"Ok," I reply. "Let's have a look first."
The student's smile changes to a grin and then slowly fades away. "For what?" they say, "It's done, right?"
Now the fun begins....time to find out the true value and merit of their work.
My first question will frame the whole conversation. "What mark would you give it?"
Now, before you start thinking about all the students who would freeze up, shrug their shoulders and stand there looking puzzled without being able to articulate an answer - I can tell you that they are not just capable of marking their own work - they are highly accurate and reflective when given the right tools to do so.
"I don't know......I'm not good at this...." the student tries to evade the question.
"Yes. You are. Who else - but you - knows how much effort you put into completing this assignment?"
"Now let's try it again. Think about what the expectations were for the task. Think about how hard you worked on it. Think about the strengths you've shown in the work. Now, think about the advice I might give you about how to improve what you've done. What next steps would other students in the class identify if we all looked at it together?"
The student now knows that the shoulder shrug and "I don't know" won't cut it today. I've already shown that this conversation demands an answer. Ok. Time to think...
"Ummm...a 3-???" the student offers and watches my reaction to gauge if that was an acceptable response."
You see - the student is not just evaluating their own work. They are being asked to somehow predict how their teacher will mark it.
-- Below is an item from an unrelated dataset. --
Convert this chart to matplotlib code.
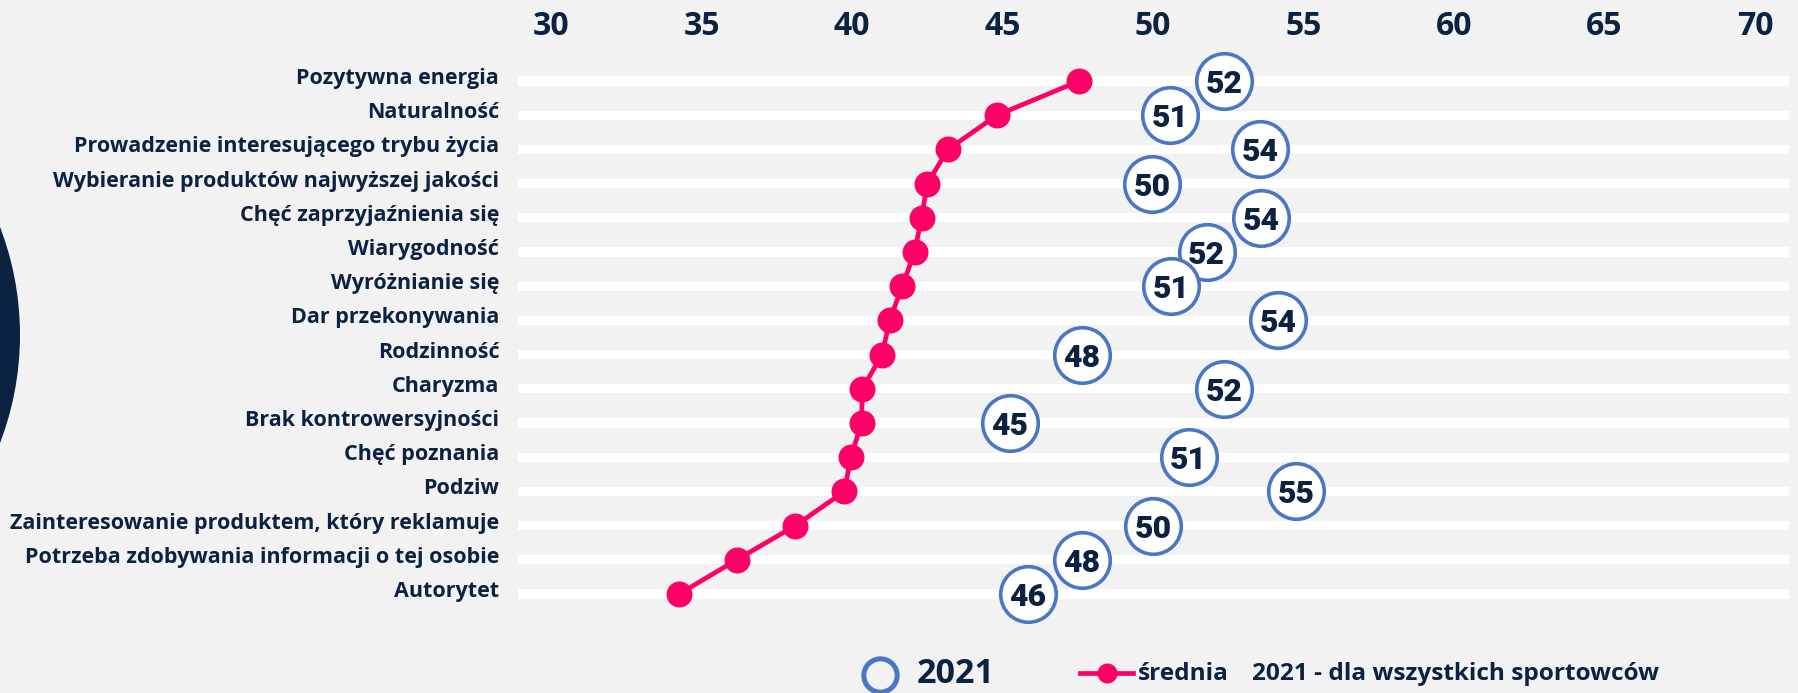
import matplotlib
matplotlib.use("Agg")
import matplotlib.pyplot as plt
from matplotlib.patches import Ellipse
from matplotlib.lines import Line2D
from matplotlib.transforms import ScaledTranslation

plt.rcParams['font.family'] = ['Open Sans', 'DejaVu Sans']

categories = [
    "Pozytywna energia",
    "Naturalność",
    "Prowadzenie interesującego trybu życia",
    "Wybieranie produktów najwyższej jakości",
    "Chęć zaprzyjaźnienia się",
    "Wiarygodność",
    "Wyróżnianie się",
    "Dar przekonywania",
    "Rodzinność",
    "Charyzma",
    "Brak kontrowersyjności",
    "Chęć poznania",
    "Podziw",
    "Zainteresowanie produktem, który reklamuje",
    "Potrzeba zdobywania informacji o tej osobie",
    "Autorytet",
]
values_2021 = [52.36, 50.58, 53.55, 49.97, 53.6, 51.78, 50.6, 54.15,
               47.63, 52.36, 45.25, 51.18, 54.75, 50.0, 47.63, 45.85]
labels_2021 = ["52", "51", "54", "50", "54", "52", "51", "54",
               "48", "52", "45", "51", "55", "50", "48", "46"]
srednia_all = [47.55, 44.82, 43.19, 42.5, 42.31, 42.08, 41.67, 41.25,
               41.0, 40.34, 40.32, 39.96, 39.75, 38.12, 36.17, 34.26]
x_ticks = [30, 35, 40, 45, 50, 55, 60, 65, 70]

NAVY = '#0d2240'
BLUE = '#4a76c6'
PINK = '#ff0066'
BG = '#f2f2f2'

W, H = 1798, 693
fig = plt.figure(figsize=(W / 100, H / 100), dpi=100, facecolor=BG)

ax_left, ax_right = 518 / W, 1789 / W
ax_top_px, ax_bot_px = 50, 630
ax = fig.add_axes([ax_left, 1 - ax_bot_px / H, ax_right - ax_left, (ax_bot_px - ax_top_px) / H])
ax.set_facecolor(BG)

x0_px, unit = 551, 30.1
ax.set_xlim(30 - (551 - 518) / unit, 30 + (1789 - 551) / unit)
row0, step = 81, 34.2
ax.set_ylim((ax_bot_px - row0) / step, (ax_top_px - row0) / step)

n = len(categories)
ys = list(range(n))

for y in ys:
    ax.axhspan(y - 0.135, y + 0.135, color='white', lw=0, zorder=1)

ax.plot(srednia_all, ys, color=PINK, lw=3.4, marker='o', ms=18.7,
        mec=PINK, mew=0, zorder=3, solid_capstyle='round')

for i, (v, lab) in enumerate(zip(values_2021, labels_2021)):
    z = 5 + i
    ax.plot([v], [i], marker='o', ms=40, mfc='white', mec=BLUE, mew=2.6,
            ls='none', zorder=z)
    ax.text(v, i, lab, ha='center', va='center_baseline', fontsize=23,
            fontweight='black', color=NAVY, zorder=z + 0.5,
            family=['Roboto', 'DejaVu Sans'])

for s in ax.spines.values():
    s.set_visible(False)

ax.xaxis.tick_top()
ax.set_xticks(x_ticks)
ax.set_xticklabels([str(t) for t in x_ticks], fontsize=23, fontweight='bold', color=NAVY)
ax.tick_params(axis='x', length=0, pad=5)

ax.set_yticks(ys)
ax.set_yticklabels(categories, fontsize=15.45, fontweight='bold', color=NAVY, va='baseline')
ax.tick_params(axis='y', length=0, pad=13.5)
off = ScaledTranslation(0, -3 / 100, fig.dpi_scale_trans)
for lab in ax.get_yticklabels():
    lab.set_transform(lab.get_transform() + off)

# decorative dark circle on the left
R = 302
fig.add_artist(Ellipse((-282 / W, 1 - 335 / H), 2 * R / W, 2 * R / H,
                       transform=fig.transFigure, facecolor='#0b2240', edgecolor='none'))

# legend (manual)
ly = 1 - 674 / H
fig.add_artist(Line2D([880 / W], [1 - 675 / H], marker='o', ms=24, mfc='none',
                      mec=BLUE, mew=3.6, ls='none', transform=fig.transFigure))
fig.text(917 / W, ly, "2021", fontsize=24.5, fontweight='bold', color=NAVY,
         ha='left', va='center')
fig.add_artist(Line2D([1080 / W, 1133 / W], [1 - 673 / H] * 2, color=PINK, lw=3.4,
                      transform=fig.transFigure))
fig.add_artist(Line2D([1107 / W], [1 - 673 / H], marker='o', ms=14.4, color=PINK,
                      mew=0, transform=fig.transFigure))
fig.text(1138 / W, ly, "średnia", fontsize=17.6, fontweight='bold', color=NAVY,
         ha='left', va='center')
fig.text(1252 / W, ly, "2021 - dla wszystkich sportowców", fontsize=17.6,
         fontweight='bold', color=NAVY, ha='left', va='center')

fig.savefig("out.png", dpi=100, facecolor=BG)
By the time, they have become intermediate students, they have been trained into thinking that teacher is the one who holds the magic red pen that 'brands' each student assignment with a grade, based on the careful calculation of the success criteria, and sometimes, secret-hidden things that only teachers know.
This has to change.
As the teacher, I have learned to accept the student-suggested mark and not try to raise or lower it initially. But, rather, to ask questions like, "Are you happy with a 3-?" "Does that mark reflect the effort you put into it and learning shown in your work?"
My personal favourite has become, "Why not a 4+? What could you change or add to make it a 4+?"
And here's where the real reflection and purpose of assessment takes place...
It's a win-win. If the student knows that it is not their best effort or can identify things to improve their work, they have no choice but to take the assignment back and use my feedback (which is really their own self-reflective feedback) and make improvements.
"The primary purpose of assessment is to improve student learning"
Before this school year I would have allowed the student to hand the assignment in and resolve myself to marking it as it was. Now, I use these student conferences as an opportunity to improve student work and make the assessment process more transparent and attainable.
I don't really care about the leveled mark I write on a student piece of work. I care about the learning that is taking place and the ability of the student to develop the skills necessary to reach their full potential and grow as a self-directed learner.
How many individual marks on assignments would you remember from your grade eight year? In fact, how many actual learning activities and assignments would you remember from grade eight as a whole?
Allow the students to mark their own work. Frame their reflective capacity with purposeful questions. Demand that they are accountable for both their first draft and the improvements that they already know could be made (as they try to hand it in).
Improve student learning at the core. It shouldn't be a magic trick to earn a 4+. It should be an attainable target when students have an awareness of what is required.